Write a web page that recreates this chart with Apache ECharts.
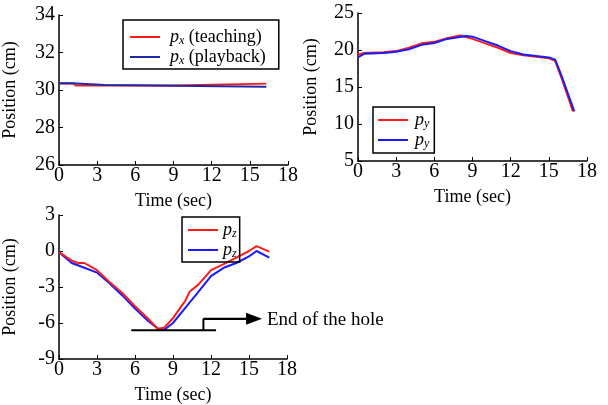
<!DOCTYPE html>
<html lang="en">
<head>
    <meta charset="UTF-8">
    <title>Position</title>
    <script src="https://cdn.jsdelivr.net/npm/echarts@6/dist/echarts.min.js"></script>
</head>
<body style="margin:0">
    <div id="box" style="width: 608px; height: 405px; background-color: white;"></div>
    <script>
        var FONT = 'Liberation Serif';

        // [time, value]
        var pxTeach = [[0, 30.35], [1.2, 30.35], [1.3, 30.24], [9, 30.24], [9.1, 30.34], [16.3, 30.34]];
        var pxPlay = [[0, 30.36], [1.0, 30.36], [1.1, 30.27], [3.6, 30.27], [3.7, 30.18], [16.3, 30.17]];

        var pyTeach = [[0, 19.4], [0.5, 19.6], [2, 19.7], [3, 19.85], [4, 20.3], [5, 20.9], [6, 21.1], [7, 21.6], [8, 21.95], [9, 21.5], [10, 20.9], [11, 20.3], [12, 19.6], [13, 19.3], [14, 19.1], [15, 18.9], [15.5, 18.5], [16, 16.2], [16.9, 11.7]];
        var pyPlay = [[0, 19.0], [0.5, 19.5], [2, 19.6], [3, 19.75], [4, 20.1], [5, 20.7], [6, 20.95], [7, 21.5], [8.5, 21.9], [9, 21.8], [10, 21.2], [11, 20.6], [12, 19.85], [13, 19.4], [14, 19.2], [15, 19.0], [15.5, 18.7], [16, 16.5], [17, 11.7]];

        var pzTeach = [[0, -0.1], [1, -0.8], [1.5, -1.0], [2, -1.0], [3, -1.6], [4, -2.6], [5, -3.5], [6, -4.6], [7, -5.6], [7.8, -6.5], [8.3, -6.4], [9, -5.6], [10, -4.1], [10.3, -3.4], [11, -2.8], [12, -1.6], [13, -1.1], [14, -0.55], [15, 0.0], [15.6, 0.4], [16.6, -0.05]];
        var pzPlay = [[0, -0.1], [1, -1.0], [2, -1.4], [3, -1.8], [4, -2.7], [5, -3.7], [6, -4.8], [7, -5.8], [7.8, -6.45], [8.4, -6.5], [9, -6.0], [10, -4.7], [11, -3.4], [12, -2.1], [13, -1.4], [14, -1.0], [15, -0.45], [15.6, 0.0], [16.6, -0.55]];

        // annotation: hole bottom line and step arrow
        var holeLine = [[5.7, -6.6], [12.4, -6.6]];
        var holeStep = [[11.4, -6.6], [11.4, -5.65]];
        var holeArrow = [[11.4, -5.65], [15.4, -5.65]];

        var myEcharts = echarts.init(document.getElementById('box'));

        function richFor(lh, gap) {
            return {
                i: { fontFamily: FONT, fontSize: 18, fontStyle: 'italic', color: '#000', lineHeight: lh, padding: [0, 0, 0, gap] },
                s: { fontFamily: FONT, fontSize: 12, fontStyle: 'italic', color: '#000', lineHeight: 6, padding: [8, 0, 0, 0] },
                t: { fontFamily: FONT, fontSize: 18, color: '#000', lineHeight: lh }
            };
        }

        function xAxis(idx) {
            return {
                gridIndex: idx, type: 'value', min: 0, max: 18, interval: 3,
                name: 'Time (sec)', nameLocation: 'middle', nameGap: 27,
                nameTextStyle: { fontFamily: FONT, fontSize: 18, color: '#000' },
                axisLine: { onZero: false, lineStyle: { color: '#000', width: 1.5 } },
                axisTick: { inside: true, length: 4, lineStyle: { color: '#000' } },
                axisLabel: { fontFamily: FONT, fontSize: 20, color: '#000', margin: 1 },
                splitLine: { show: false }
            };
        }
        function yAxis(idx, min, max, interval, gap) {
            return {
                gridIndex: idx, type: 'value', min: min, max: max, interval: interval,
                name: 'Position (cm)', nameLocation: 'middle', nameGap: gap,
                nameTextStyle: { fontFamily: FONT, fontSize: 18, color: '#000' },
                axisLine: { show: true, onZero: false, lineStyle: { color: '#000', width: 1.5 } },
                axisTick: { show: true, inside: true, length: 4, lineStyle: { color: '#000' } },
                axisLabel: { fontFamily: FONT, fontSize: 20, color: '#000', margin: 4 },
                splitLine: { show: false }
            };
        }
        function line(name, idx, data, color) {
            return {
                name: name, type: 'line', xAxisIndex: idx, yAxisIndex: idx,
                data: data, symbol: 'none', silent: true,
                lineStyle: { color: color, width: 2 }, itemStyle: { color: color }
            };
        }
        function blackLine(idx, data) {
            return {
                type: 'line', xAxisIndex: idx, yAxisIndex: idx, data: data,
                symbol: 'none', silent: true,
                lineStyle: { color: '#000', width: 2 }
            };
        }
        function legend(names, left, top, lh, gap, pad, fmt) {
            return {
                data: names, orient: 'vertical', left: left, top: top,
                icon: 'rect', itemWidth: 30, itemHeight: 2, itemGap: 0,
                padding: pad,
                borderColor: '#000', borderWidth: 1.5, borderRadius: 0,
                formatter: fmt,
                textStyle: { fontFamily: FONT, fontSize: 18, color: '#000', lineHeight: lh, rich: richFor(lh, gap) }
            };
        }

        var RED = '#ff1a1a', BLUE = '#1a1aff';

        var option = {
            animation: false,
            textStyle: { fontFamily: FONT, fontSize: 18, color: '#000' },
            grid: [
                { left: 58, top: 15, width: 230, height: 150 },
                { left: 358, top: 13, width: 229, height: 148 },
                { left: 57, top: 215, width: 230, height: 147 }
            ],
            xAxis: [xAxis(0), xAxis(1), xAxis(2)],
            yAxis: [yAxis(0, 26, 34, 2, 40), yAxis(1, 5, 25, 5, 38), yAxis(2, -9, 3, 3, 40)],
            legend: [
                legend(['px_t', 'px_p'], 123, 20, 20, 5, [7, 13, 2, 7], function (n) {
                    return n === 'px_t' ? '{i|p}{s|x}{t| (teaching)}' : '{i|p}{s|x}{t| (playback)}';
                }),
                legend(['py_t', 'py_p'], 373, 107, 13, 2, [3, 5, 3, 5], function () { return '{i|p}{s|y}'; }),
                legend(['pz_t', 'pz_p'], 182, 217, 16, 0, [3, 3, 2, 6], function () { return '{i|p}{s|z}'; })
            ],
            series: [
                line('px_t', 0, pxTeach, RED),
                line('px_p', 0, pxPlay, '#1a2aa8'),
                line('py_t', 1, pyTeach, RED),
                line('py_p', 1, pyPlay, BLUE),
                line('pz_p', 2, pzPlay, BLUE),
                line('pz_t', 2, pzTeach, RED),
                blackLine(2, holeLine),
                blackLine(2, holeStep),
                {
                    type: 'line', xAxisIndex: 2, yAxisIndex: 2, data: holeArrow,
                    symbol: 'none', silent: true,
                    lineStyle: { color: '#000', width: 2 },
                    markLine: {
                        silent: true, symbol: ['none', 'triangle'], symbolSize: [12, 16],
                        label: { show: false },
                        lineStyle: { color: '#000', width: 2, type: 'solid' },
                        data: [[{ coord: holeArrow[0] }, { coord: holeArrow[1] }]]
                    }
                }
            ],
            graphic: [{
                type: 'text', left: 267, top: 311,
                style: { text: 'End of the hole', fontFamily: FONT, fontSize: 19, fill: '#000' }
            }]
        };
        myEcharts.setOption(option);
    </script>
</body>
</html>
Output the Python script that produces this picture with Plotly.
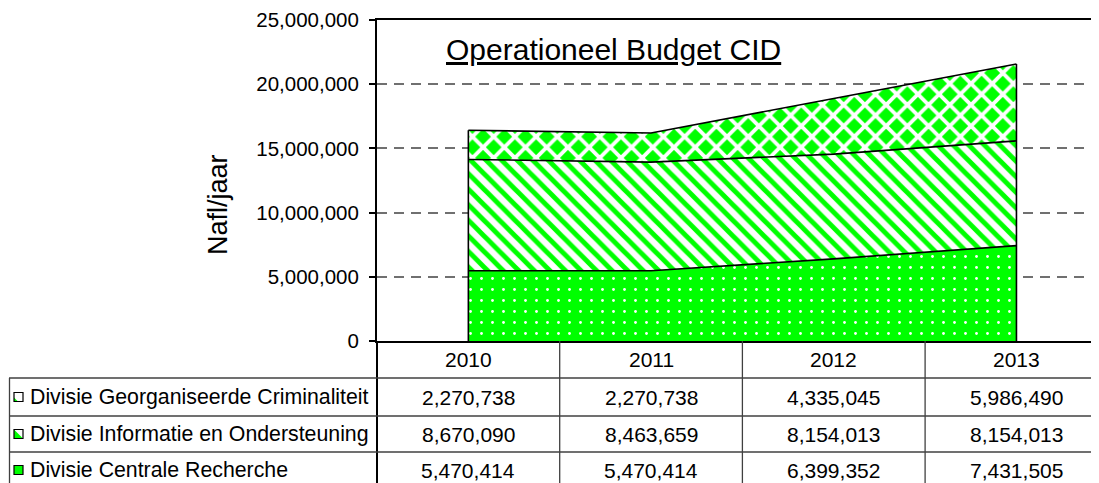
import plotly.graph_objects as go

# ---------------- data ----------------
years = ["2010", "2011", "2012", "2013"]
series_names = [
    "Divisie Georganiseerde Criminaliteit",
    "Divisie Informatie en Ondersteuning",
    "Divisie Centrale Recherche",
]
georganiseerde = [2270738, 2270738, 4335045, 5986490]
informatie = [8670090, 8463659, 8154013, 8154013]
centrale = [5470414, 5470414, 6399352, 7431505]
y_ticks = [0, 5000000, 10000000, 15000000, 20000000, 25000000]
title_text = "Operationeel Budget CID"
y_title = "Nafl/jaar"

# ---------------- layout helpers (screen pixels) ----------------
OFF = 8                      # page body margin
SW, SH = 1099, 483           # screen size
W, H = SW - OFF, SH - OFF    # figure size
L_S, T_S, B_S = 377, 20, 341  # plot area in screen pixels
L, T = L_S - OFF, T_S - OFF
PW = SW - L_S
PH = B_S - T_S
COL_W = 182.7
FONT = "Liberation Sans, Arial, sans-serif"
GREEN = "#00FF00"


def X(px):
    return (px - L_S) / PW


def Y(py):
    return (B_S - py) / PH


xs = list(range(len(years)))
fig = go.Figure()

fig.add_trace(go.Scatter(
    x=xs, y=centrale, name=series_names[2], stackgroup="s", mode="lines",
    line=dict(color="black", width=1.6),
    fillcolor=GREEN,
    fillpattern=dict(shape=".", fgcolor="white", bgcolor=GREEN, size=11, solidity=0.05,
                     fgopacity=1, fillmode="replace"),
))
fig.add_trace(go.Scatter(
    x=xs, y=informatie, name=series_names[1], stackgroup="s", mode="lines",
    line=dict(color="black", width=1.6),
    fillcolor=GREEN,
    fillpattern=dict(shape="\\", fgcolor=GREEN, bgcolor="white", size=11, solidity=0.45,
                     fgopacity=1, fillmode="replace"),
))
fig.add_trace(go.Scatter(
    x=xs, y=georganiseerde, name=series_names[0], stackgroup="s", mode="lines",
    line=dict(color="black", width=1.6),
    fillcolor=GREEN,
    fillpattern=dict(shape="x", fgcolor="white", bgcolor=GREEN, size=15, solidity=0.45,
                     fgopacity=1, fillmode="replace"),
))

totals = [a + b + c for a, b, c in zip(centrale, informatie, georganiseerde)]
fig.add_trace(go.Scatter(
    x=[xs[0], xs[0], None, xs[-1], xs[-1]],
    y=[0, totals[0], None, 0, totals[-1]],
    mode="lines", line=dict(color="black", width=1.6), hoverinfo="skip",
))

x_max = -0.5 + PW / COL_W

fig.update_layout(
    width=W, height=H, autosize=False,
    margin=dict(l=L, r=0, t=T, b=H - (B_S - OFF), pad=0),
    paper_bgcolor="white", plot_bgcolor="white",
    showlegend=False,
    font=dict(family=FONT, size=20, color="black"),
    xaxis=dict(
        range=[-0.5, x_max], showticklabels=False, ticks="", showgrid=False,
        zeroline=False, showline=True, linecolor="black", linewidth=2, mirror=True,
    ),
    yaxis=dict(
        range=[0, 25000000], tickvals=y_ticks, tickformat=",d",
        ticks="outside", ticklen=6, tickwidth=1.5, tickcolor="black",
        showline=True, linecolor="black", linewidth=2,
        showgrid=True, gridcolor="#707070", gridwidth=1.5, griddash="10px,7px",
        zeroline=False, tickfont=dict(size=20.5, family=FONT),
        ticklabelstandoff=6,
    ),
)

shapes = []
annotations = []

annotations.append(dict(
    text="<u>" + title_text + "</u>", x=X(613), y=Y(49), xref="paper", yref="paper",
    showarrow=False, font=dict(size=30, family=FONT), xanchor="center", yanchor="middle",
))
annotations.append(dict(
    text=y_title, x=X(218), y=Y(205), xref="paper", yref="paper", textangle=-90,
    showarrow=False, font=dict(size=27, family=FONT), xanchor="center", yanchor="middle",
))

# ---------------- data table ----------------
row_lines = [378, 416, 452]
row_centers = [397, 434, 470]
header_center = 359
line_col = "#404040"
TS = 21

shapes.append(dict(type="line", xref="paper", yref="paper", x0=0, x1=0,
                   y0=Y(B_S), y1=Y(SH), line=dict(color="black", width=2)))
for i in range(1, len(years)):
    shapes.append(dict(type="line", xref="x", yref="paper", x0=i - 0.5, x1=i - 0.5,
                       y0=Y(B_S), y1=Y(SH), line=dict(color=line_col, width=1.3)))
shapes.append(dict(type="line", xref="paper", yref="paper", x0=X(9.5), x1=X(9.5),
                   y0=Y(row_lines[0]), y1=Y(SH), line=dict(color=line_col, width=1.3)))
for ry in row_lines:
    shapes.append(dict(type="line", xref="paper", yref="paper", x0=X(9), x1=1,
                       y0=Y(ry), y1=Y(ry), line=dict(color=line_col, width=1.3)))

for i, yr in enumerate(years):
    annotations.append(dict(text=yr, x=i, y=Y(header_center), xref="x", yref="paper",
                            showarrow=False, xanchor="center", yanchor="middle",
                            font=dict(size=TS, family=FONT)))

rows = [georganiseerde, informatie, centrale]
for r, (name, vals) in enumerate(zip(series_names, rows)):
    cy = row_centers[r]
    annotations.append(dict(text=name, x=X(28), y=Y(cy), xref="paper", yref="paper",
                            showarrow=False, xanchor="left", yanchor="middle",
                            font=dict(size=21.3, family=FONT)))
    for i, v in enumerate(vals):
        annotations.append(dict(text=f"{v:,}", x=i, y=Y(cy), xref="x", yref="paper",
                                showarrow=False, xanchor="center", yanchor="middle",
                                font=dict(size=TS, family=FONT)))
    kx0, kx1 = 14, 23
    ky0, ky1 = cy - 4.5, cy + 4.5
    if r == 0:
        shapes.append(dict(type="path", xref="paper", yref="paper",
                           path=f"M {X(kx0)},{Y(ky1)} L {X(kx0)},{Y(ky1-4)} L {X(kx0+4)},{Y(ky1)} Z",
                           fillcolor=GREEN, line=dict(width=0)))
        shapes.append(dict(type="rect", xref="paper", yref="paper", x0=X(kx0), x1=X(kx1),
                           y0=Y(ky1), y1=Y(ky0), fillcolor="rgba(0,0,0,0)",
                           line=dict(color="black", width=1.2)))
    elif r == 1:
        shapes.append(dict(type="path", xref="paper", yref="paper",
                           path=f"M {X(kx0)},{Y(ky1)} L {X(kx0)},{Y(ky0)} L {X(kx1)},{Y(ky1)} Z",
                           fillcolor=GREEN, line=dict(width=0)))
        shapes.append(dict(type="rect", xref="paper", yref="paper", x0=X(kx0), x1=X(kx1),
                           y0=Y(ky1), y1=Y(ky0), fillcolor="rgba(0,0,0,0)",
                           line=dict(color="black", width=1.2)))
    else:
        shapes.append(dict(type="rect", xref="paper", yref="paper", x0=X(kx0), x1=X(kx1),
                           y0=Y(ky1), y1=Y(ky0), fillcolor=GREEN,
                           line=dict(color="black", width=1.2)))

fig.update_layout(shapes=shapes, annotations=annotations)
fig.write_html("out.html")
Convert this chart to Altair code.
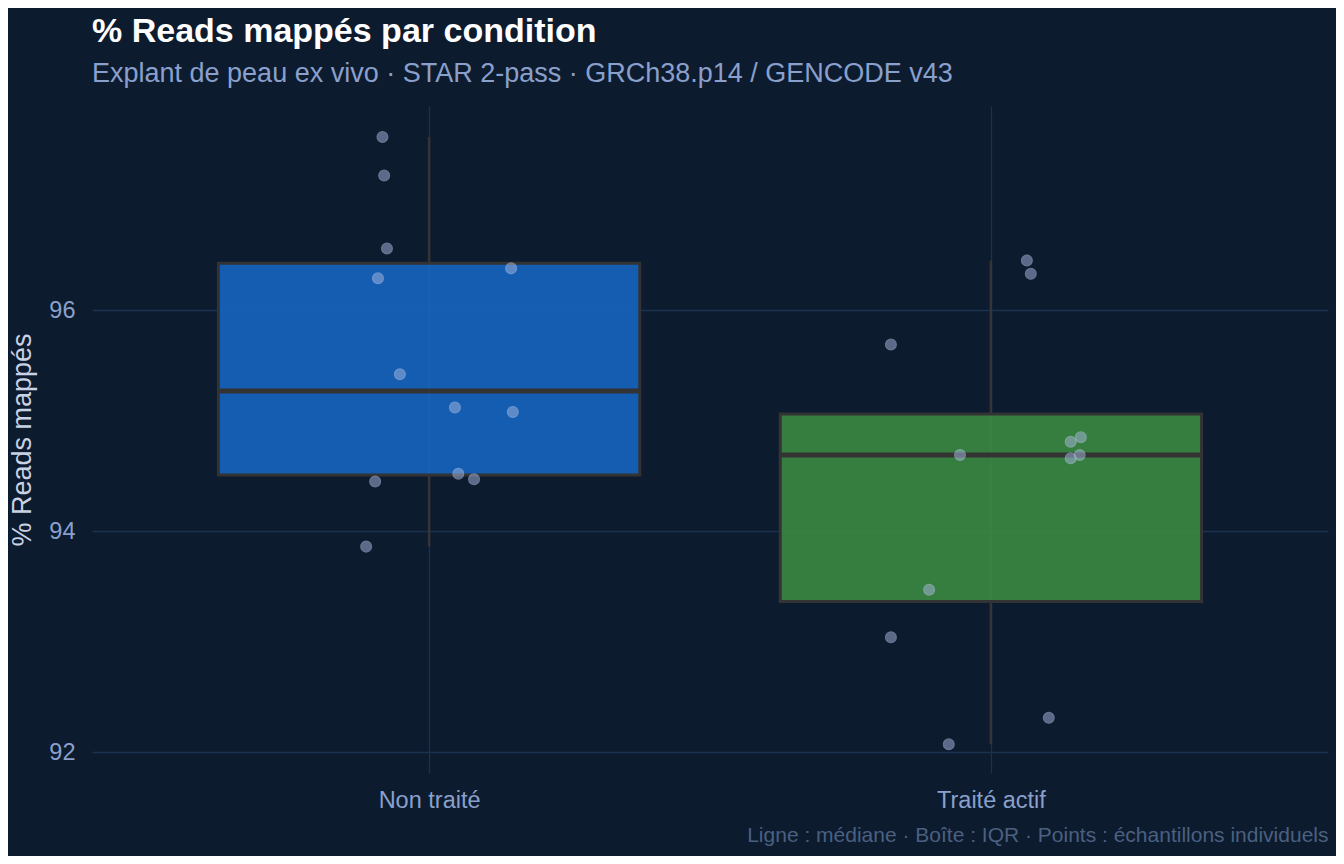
━━━━━━━━
→ Your objective: Pictures are excluded: retype only the lines from the beginning of the listing above through the line with "var FONT = 'Liberation Serif';", both included.

→ Result for this task:
Write a web page that recreates this chart with Apache ECharts.
<!DOCTYPE html>
<html lang="en">
<head>
    <meta charset="UTF-8">
    <title>Position</title>
    <script src="https://cdn.jsdelivr.net/npm/echarts@6/dist/echarts.min.js"></script>
</head>
<body style="margin:0">
    <div id="box" style="width: 608px; height: 405px; background-color: white;"></div>
    <script>
        var FONT = 'Liberation Serif';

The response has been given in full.